(Rows from a dataset of charts and code)
---

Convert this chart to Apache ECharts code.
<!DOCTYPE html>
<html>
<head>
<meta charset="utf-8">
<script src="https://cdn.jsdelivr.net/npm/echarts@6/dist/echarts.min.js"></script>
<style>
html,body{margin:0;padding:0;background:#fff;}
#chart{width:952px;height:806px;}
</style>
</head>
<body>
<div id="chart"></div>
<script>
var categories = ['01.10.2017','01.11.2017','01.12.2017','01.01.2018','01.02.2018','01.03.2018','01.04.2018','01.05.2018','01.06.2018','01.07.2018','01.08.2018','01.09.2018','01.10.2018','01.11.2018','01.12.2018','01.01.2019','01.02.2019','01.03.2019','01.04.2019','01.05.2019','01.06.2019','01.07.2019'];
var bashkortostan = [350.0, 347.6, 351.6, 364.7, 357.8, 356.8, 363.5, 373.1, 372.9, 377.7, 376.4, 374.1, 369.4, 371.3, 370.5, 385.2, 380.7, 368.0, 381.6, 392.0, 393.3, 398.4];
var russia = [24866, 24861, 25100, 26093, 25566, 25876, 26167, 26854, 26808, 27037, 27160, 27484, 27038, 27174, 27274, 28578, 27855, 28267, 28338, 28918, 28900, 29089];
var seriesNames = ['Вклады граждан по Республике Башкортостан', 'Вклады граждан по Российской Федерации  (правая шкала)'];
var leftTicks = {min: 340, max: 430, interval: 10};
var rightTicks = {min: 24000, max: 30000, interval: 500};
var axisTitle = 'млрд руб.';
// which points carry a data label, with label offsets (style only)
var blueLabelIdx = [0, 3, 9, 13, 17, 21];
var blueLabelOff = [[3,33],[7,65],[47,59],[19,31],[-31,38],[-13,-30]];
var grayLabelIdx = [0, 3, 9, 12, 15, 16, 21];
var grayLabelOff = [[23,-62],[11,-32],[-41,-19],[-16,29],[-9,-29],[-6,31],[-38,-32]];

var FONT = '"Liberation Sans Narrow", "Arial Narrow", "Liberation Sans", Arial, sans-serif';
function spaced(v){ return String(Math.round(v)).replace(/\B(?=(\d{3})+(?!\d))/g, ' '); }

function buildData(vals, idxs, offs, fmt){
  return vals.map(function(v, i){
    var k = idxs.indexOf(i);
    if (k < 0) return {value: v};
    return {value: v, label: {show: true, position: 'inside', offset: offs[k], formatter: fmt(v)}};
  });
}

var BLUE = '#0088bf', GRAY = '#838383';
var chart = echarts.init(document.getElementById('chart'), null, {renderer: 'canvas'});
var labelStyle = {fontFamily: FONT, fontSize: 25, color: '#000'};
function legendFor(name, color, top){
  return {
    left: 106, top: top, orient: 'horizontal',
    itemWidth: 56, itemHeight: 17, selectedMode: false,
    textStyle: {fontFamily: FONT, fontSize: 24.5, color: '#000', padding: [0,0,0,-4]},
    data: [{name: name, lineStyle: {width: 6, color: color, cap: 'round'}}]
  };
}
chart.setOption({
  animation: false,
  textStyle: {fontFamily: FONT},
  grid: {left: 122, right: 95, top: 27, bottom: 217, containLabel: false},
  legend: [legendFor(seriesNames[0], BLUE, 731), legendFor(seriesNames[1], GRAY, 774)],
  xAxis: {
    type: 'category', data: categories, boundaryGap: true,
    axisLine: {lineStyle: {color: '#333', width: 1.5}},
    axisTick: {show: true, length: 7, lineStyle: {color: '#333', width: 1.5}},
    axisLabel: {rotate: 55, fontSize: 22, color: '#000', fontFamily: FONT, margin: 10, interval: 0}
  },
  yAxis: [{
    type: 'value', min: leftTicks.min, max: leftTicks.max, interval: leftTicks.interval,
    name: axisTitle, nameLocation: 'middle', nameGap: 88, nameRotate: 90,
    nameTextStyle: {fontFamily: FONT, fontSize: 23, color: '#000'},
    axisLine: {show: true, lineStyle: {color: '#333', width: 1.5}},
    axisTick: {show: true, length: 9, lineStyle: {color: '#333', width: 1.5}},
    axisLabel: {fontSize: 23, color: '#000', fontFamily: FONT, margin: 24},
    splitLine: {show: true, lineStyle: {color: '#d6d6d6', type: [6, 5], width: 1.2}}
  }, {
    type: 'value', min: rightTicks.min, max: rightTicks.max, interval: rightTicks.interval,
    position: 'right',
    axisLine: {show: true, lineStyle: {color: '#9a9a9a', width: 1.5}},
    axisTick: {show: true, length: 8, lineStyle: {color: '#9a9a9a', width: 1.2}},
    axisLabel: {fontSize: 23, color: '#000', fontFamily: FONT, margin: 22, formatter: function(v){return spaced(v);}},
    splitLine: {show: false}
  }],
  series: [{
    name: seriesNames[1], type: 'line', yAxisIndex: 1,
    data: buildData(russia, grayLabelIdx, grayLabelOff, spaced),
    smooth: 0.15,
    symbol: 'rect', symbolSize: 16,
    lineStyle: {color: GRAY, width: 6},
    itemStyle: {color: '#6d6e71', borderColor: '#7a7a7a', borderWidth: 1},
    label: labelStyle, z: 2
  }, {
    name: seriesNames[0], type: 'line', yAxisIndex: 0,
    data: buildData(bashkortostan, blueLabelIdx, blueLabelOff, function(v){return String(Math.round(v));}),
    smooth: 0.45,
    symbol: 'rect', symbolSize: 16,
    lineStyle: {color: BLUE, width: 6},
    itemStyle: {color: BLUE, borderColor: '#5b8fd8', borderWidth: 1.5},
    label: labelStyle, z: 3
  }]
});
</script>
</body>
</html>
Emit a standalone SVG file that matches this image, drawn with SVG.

---

# AIM OF THE EXERCISE
Reproduce the entire listing word for word.

# WRITTEN REPLY
Convert this chart to Apache ECharts code.
<!DOCTYPE html>
<html>
<head>
<meta charset="utf-8">
<script src="https://cdn.jsdelivr.net/npm/echarts@6/dist/echarts.min.js"></script>
<style>
html,body{margin:0;padding:0;background:#fff;}
#chart{width:952px;height:806px;}
</style>
</head>
<body>
<div id="chart"></div>
<script>
var categories = ['01.10.2017','01.11.2017','01.12.2017','01.01.2018','01.02.2018','01.03.2018','01.04.2018','01.05.2018','01.06.2018','01.07.2018','01.08.2018','01.09.2018','01.10.2018','01.11.2018','01.12.2018','01.01.2019','01.02.2019','01.03.2019','01.04.2019','01.05.2019','01.06.2019','01.07.2019'];
var bashkortostan = [350.0, 347.6, 351.6, 364.7, 357.8, 356.8, 363.5, 373.1, 372.9, 377.7, 376.4, 374.1, 369.4, 371.3, 370.5, 385.2, 380.7, 368.0, 381.6, 392.0, 393.3, 398.4];
var russia = [24866, 24861, 25100, 26093, 25566, 25876, 26167, 26854, 26808, 27037, 27160, 27484, 27038, 27174, 27274, 28578, 27855, 28267, 28338, 28918, 28900, 29089];
var seriesNames = ['Вклады граждан по Республике Башкортостан', 'Вклады граждан по Российской Федерации  (правая шкала)'];
var leftTicks = {min: 340, max: 430, interval: 10};
var rightTicks = {min: 24000, max: 30000, interval: 500};
var axisTitle = 'млрд руб.';
// which points carry a data label, with label offsets (style only)
var blueLabelIdx = [0, 3, 9, 13, 17, 21];
var blueLabelOff = [[3,33],[7,65],[47,59],[19,31],[-31,38],[-13,-30]];
var grayLabelIdx = [0, 3, 9, 12, 15, 16, 21];
var grayLabelOff = [[23,-62],[11,-32],[-41,-19],[-16,29],[-9,-29],[-6,31],[-38,-32]];

var FONT = '"Liberation Sans Narrow", "Arial Narrow", "Liberation Sans", Arial, sans-serif';
function spaced(v){ return String(Math.round(v)).replace(/\B(?=(\d{3})+(?!\d))/g, ' '); }

function buildData(vals, idxs, offs, fmt){
  return vals.map(function(v, i){
    var k = idxs.indexOf(i);
    if (k < 0) return {value: v};
    return {value: v, label: {show: true, position: 'inside', offset: offs[k], formatter: fmt(v)}};
  });
}

var BLUE = '#0088bf', GRAY = '#838383';
var chart = echarts.init(document.getElementById('chart'), null, {renderer: 'canvas'});
var labelStyle = {fontFamily: FONT, fontSize: 25, color: '#000'};
function legendFor(name, color, top){
  return {
    left: 106, top: top, orient: 'horizontal',
    itemWidth: 56, itemHeight: 17, selectedMode: false,
    textStyle: {fontFamily: FONT, fontSize: 24.5, color: '#000', padding: [0,0,0,-4]},
    data: [{name: name, lineStyle: {width: 6, color: color, cap: 'round'}}]
  };
}
chart.setOption({
  animation: false,
  textStyle: {fontFamily: FONT},
  grid: {left: 122, right: 95, top: 27, bottom: 217, containLabel: false},
  legend: [legendFor(seriesNames[0], BLUE, 731), legendFor(seriesNames[1], GRAY, 774)],
  xAxis: {
    type: 'category', data: categories, boundaryGap: true,
    axisLine: {lineStyle: {color: '#333', width: 1.5}},
    axisTick: {show: true, length: 7, lineStyle: {color: '#333', width: 1.5}},
    axisLabel: {rotate: 55, fontSize: 22, color: '#000', fontFamily: FONT, margin: 10, interval: 0}
  },
  yAxis: [{
    type: 'value', min: leftTicks.min, max: leftTicks.max, interval: leftTicks.interval,
    name: axisTitle, nameLocation: 'middle', nameGap: 88, nameRotate: 90,
    nameTextStyle: {fontFamily: FONT, fontSize: 23, color: '#000'},
    axisLine: {show: true, lineStyle: {color: '#333', width: 1.5}},
    axisTick: {show: true, length: 9, lineStyle: {color: '#333', width: 1.5}},
    axisLabel: {fontSize: 23, color: '#000', fontFamily: FONT, margin: 24},
    splitLine: {show: true, lineStyle: {color: '#d6d6d6', type: [6, 5], width: 1.2}}
  }, {
    type: 'value', min: rightTicks.min, max: rightTicks.max, interval: rightTicks.interval,
    position: 'right',
    axisLine: {show: true, lineStyle: {color: '#9a9a9a', width: 1.5}},
    axisTick: {show: true, length: 8, lineStyle: {color: '#9a9a9a', width: 1.2}},
    axisLabel: {fontSize: 23, color: '#000', fontFamily: FONT, margin: 22, formatter: function(v){return spaced(v);}},
    splitLine: {show: false}
  }],
  series: [{
    name: seriesNames[1], type: 'line', yAxisIndex: 1,
    data: buildData(russia, grayLabelIdx, grayLabelOff, spaced),
    smooth: 0.15,
    symbol: 'rect', symbolSize: 16,
    lineStyle: {color: GRAY, width: 6},
    itemStyle: {color: '#6d6e71', borderColor: '#7a7a7a', borderWidth: 1},
    label: labelStyle, z: 2
  }, {
    name: seriesNames[0], type: 'line', yAxisIndex: 0,
    data: buildData(bashkortostan, blueLabelIdx, blueLabelOff, function(v){return String(Math.round(v));}),
    smooth: 0.45,
    symbol: 'rect', symbolSize: 16,
    lineStyle: {color: BLUE, width: 6},
    itemStyle: {color: BLUE, borderColor: '#5b8fd8', borderWidth: 1.5},
    label: labelStyle, z: 3
  }]
});
</script>
</body>
</html>
Emit a standalone SVG file that matches this image, drawn with SVG.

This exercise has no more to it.